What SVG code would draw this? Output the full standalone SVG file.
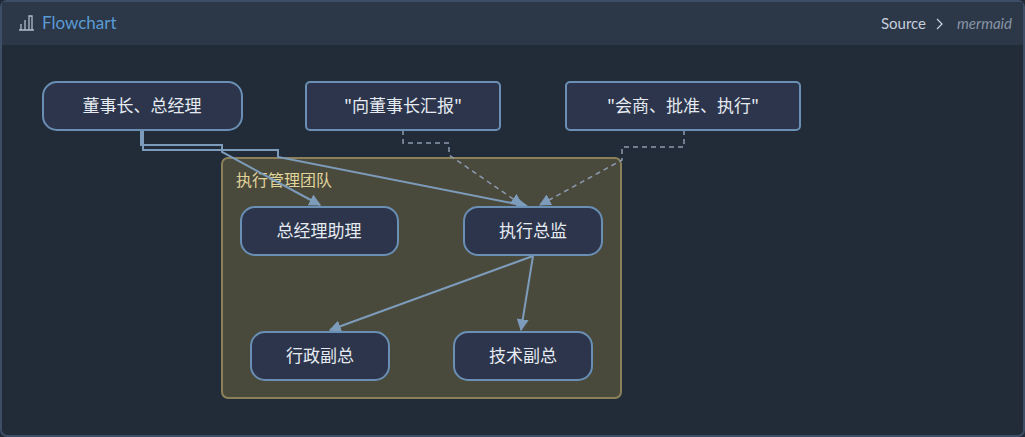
<svg xmlns="http://www.w3.org/2000/svg" width="1025" height="437" viewBox="0 0 1025 437">
<defs>
<style>
.n rect{fill:#2c354b;stroke:#6a8fb5;stroke-width:2}
.n text,.t{font-family:"Noto Sans CJK SC","Liberation Sans",sans-serif;font-size:17px;fill:#e6ebf2;text-anchor:middle}
.e{fill:none;stroke:#7d9bbb;stroke-width:2}
.d{fill:none;stroke:#8a9ab0;stroke-width:1.5;stroke-dasharray:5,4}
</style>
<marker id="b" viewBox="0 0 10 10" refX="9" refY="5" markerWidth="12" markerHeight="12" orient="auto" markerUnits="userSpaceOnUse"><path d="M0,0L10,5L0,10z" fill="#7d9bbb"/></marker>
</defs>
<rect x="0" y="0" width="1025" height="437" fill="#212a37"/>
<rect x="1" y="1" width="1023" height="435" rx="6" fill="#222b38" stroke="#3d4e66" stroke-width="2"/>
<rect x="2" y="2" width="1021" height="43" fill="#2c3748"/>
<g fill="none" stroke="#b0bccb" stroke-width="1.3"><path d="M19,30H34M21,30V24M25,30V20M29,30V16H32V30"/></g>
<text x="42" y="29" font-family="Lato,'Liberation Sans',sans-serif" font-size="17" fill="#5b9bd5">Flowchart</text>
<text x="926" y="29" font-family="Lato,'Liberation Sans',sans-serif" font-size="15" fill="#c6cfdb" text-anchor="end">Source</text>
<path d="M937,19l5,5l-5,5" fill="none" stroke="#c6cfdb" stroke-width="1.3"/>
<text x="1012" y="29" font-family="Lato,'Liberation Sans',sans-serif" font-size="15" font-style="italic" fill="#8894a6" text-anchor="end">mermaid</text>
<g id="cluster">
<rect x="222" y="158" width="399" height="240" rx="6" fill="#4a4a3c" stroke="#8b8059" stroke-width="2"/>
<text x="236" y="186" font-family="'Noto Sans CJK SC',sans-serif" font-size="16" fill="#e0d49a">执行管理团队</text>
</g>
<g id="connectors">
<path class="e" d="M141,130V145H222V152L320,205" marker-end="url(#b)"/>
<path class="e" d="M143,130V150H278V157L527,206" marker-end="url(#b)"/>
<path class="d" d="M403,130V143H449V155L522,205" marker-end="url(#b)"/>
<path class="d" d="M684,130V147H622V160L540,205" marker-end="url(#b)"/>
<path class="e" d="M533,256L330,330" marker-end="url(#b)"/>
<path class="e" d="M533,256L521,330" marker-end="url(#b)"/>
</g>
<g id="n1" class="n"><rect x="43" y="82" width="199" height="48" rx="14"/><text x="142" y="112">董事长、总经理</text></g>
<g id="n2" class="n"><rect x="306" y="82" width="194" height="48" rx="4"/><text x="403" y="112">"向董事长汇报"</text></g>
<g id="n3" class="n"><rect x="566" y="82" width="234" height="48" rx="4"/><text x="683" y="112">"会商、批准、执行"</text></g>
<g id="n4" class="n"><rect x="241" y="207" width="157" height="48" rx="14"/><text x="319" y="237">总经理助理</text></g>
<g id="n5" class="n"><rect x="464" y="207" width="138" height="48" rx="14"/><text x="533" y="237">执行总监</text></g>
<g id="n6" class="n"><rect x="251" y="332" width="138" height="48" rx="14"/><text x="320" y="362">行政副总</text></g>
<g id="n7" class="n"><rect x="454" y="332" width="138" height="48" rx="14"/><text x="523" y="362">技术副总</text></g>
</svg>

Instruction:
From the material above, copy everything exactly but the pictures.

Full response:
What SVG code would draw this? Output the full standalone SVG file.
<svg xmlns="http://www.w3.org/2000/svg" width="1025" height="437" viewBox="0 0 1025 437">
<defs>
<style>
.n rect{fill:#2c354b;stroke:#6a8fb5;stroke-width:2}
.n text,.t{font-family:"Noto Sans CJK SC","Liberation Sans",sans-serif;font-size:17px;fill:#e6ebf2;text-anchor:middle}
.e{fill:none;stroke:#7d9bbb;stroke-width:2}
.d{fill:none;stroke:#8a9ab0;stroke-width:1.5;stroke-dasharray:5,4}
</style>
<marker id="b" viewBox="0 0 10 10" refX="9" refY="5" markerWidth="12" markerHeight="12" orient="auto" markerUnits="userSpaceOnUse"><path d="M0,0L10,5L0,10z" fill="#7d9bbb"/></marker>
</defs>
<rect x="0" y="0" width="1025" height="437" fill="#212a37"/>
<rect x="1" y="1" width="1023" height="435" rx="6" fill="#222b38" stroke="#3d4e66" stroke-width="2"/>
<rect x="2" y="2" width="1021" height="43" fill="#2c3748"/>
<g fill="none" stroke="#b0bccb" stroke-width="1.3"><path d="M19,30H34M21,30V24M25,30V20M29,30V16H32V30"/></g>
<text x="42" y="29" font-family="Lato,'Liberation Sans',sans-serif" font-size="17" fill="#5b9bd5">Flowchart</text>
<text x="926" y="29" font-family="Lato,'Liberation Sans',sans-serif" font-size="15" fill="#c6cfdb" text-anchor="end">Source</text>
<path d="M937,19l5,5l-5,5" fill="none" stroke="#c6cfdb" stroke-width="1.3"/>
<text x="1012" y="29" font-family="Lato,'Liberation Sans',sans-serif" font-size="15" font-style="italic" fill="#8894a6" text-anchor="end">mermaid</text>
<g id="cluster">
<rect x="222" y="158" width="399" height="240" rx="6" fill="#4a4a3c" stroke="#8b8059" stroke-width="2"/>
<text x="236" y="186" font-family="'Noto Sans CJK SC',sans-serif" font-size="16" fill="#e0d49a">执行管理团队</text>
</g>
<g id="connectors">
<path class="e" d="M141,130V145H222V152L320,205" marker-end="url(#b)"/>
<path class="e" d="M143,130V150H278V157L527,206" marker-end="url(#b)"/>
<path class="d" d="M403,130V143H449V155L522,205" marker-end="url(#b)"/>
<path class="d" d="M684,130V147H622V160L540,205" marker-end="url(#b)"/>
<path class="e" d="M533,256L330,330" marker-end="url(#b)"/>
<path class="e" d="M533,256L521,330" marker-end="url(#b)"/>
</g>
<g id="n1" class="n"><rect x="43" y="82" width="199" height="48" rx="14"/><text x="142" y="112">董事长、总经理</text></g>
<g id="n2" class="n"><rect x="306" y="82" width="194" height="48" rx="4"/><text x="403" y="112">"向董事长汇报"</text></g>
<g id="n3" class="n"><rect x="566" y="82" width="234" height="48" rx="4"/><text x="683" y="112">"会商、批准、执行"</text></g>
<g id="n4" class="n"><rect x="241" y="207" width="157" height="48" rx="14"/><text x="319" y="237">总经理助理</text></g>
<g id="n5" class="n"><rect x="464" y="207" width="138" height="48" rx="14"/><text x="533" y="237">执行总监</text></g>
<g id="n6" class="n"><rect x="251" y="332" width="138" height="48" rx="14"/><text x="320" y="362">行政副总</text></g>
<g id="n7" class="n"><rect x="454" y="332" width="138" height="48" rx="14"/><text x="523" y="362">技术副总</text></g>
</svg>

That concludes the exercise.